The hon. Gentleman is right. I was going to say that next. I have debated this matter in the House, as have many other hon. Members. One big problem is that the general education sector does not have to pay VAT, but the sixth-form sector does. If equal money is given at the beginning but one sector has to pay VAT and the others do not, that is a huge problem. A sixth-form college’s VAT load is typically £300,000. If the Minister could fix the problem with the Treasury, that would be solved. Cambridge Regional college pays £1 million in VAT. That is a huge difference and there should be a much easier way to solve the problem.
Does the hon. Gentleman agree that it adds insult to injury that because the Office for National Statistics classifies free schools and academies as public, they have a much more favourable VAT situation than sixth-form colleges, which have, because of an anomaly, been beset with this problem? That ought to be sorted out now.
I agree. It is perverse to say that a free school or academy is more public than a sixth-form college or a regional college; it simply does not make sense and must be changed.
Long Road sixth-form college has its own problems.

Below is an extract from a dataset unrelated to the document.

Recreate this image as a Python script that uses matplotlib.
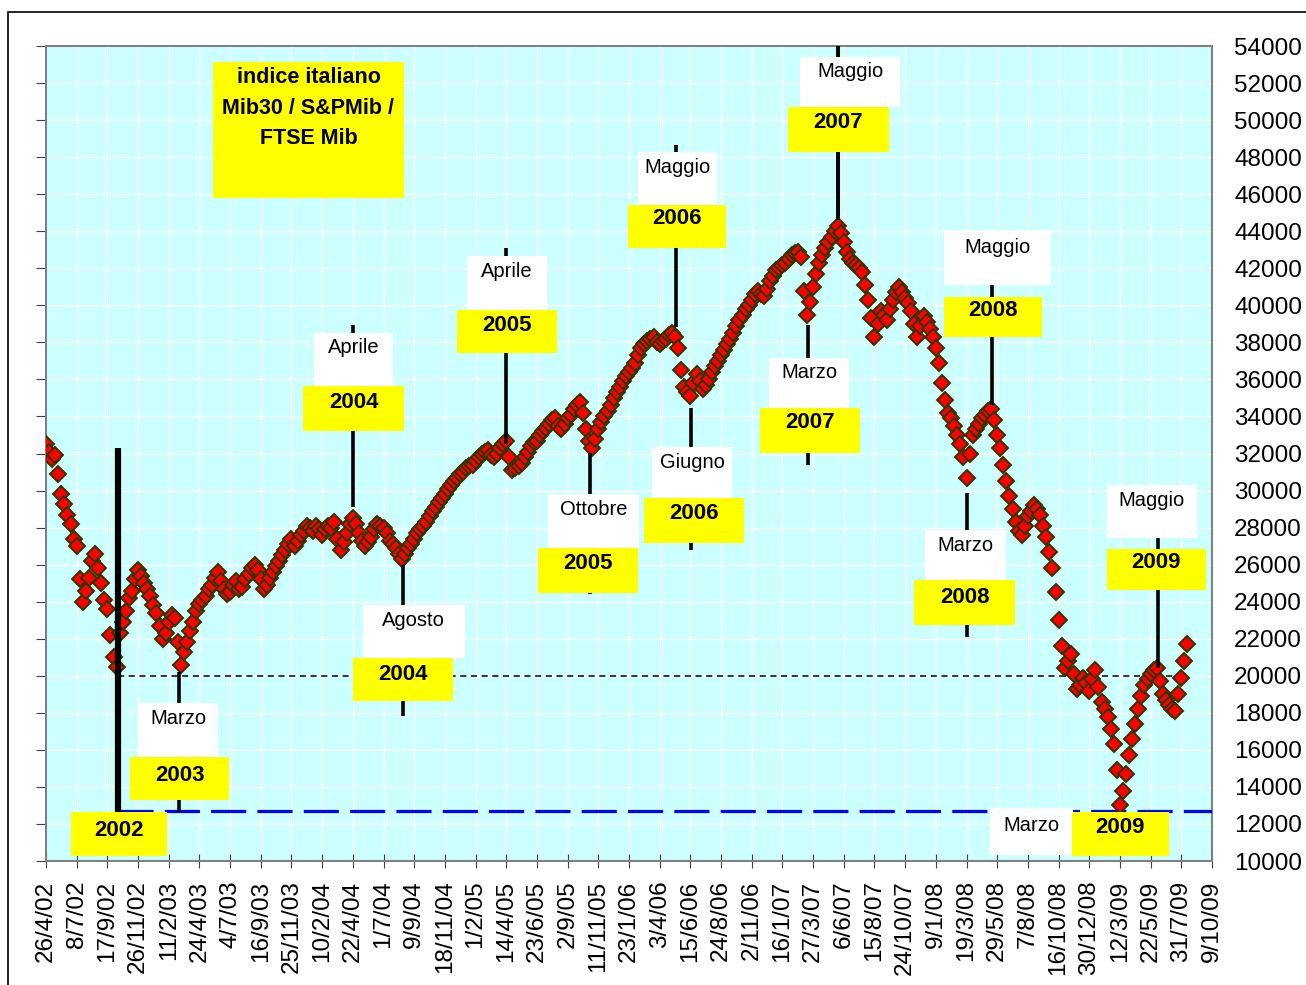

It has one of the lowest levels of funding of any sixth-form college; it has £480 per pupil per year less than the average. If it got average funding it would have an extra £940,000 and there would not be such a problem. It does not get protection, because it was not one of the high-funded sixth-form colleges, and it gets hit by another £70,000 or so, and pupils will miss out as a result. It was also hit years ago, because the Learning and Skills Council told it to put together a bid for new buildings that it desperately needed, but the calculations were done wrong and there was no money available, and it is stuck with poor buildings. Yet despite that it is in the top 10% of value added in the entire sector.
All three institutions do well and they would be delighted if the Minister visited—it is not a long distance—to look at what they are doing and at the problems they face. They do a great job, but this is the straw that can break the camel’s back, because it is not something that they can do much about.
Long Road sixth-form college does not have a way of changing its curriculum offer to students who are already enrolled in level 2 courses at the moment; it will not have the opportunity to take on a new system. It would be completely wrong to say, at the end of somebody’s level 2 year, “Sorry, you can’t do the course you signed up for. You can only do a 12-unit applied qualification: two A-levels rather than three.” That simply cannot be done; that would not be reasonable.
On that point, will my hon. Friend give way?
No, I am afraid I will not. I have given way twice already.
The speed of the proposal is a problem. It is not helpful, either, because the non-qualification elements that the Government talk about are things that we should want to see and should not want to take away—employability skills, work experience, skill building and personal and social development. An investment now will save a huge amount of money over the lifetime of those pupils. Let us not cut the support there.
These institutions do a phenomenal job. Cambridge Regional college has responded actively to the Government’s drive for apprentices; it has just had its 10,000th apprentice and 4,000 are studying now. That is a huge increase. Such institutions throughout the country do their best to deliver education and social mobility on a fairly limited budget. Let us not have these small but incredibly damaging cuts—and they should certainly not be announced so late. I urge the Minister to listen to what all hon. Members have said and to think again.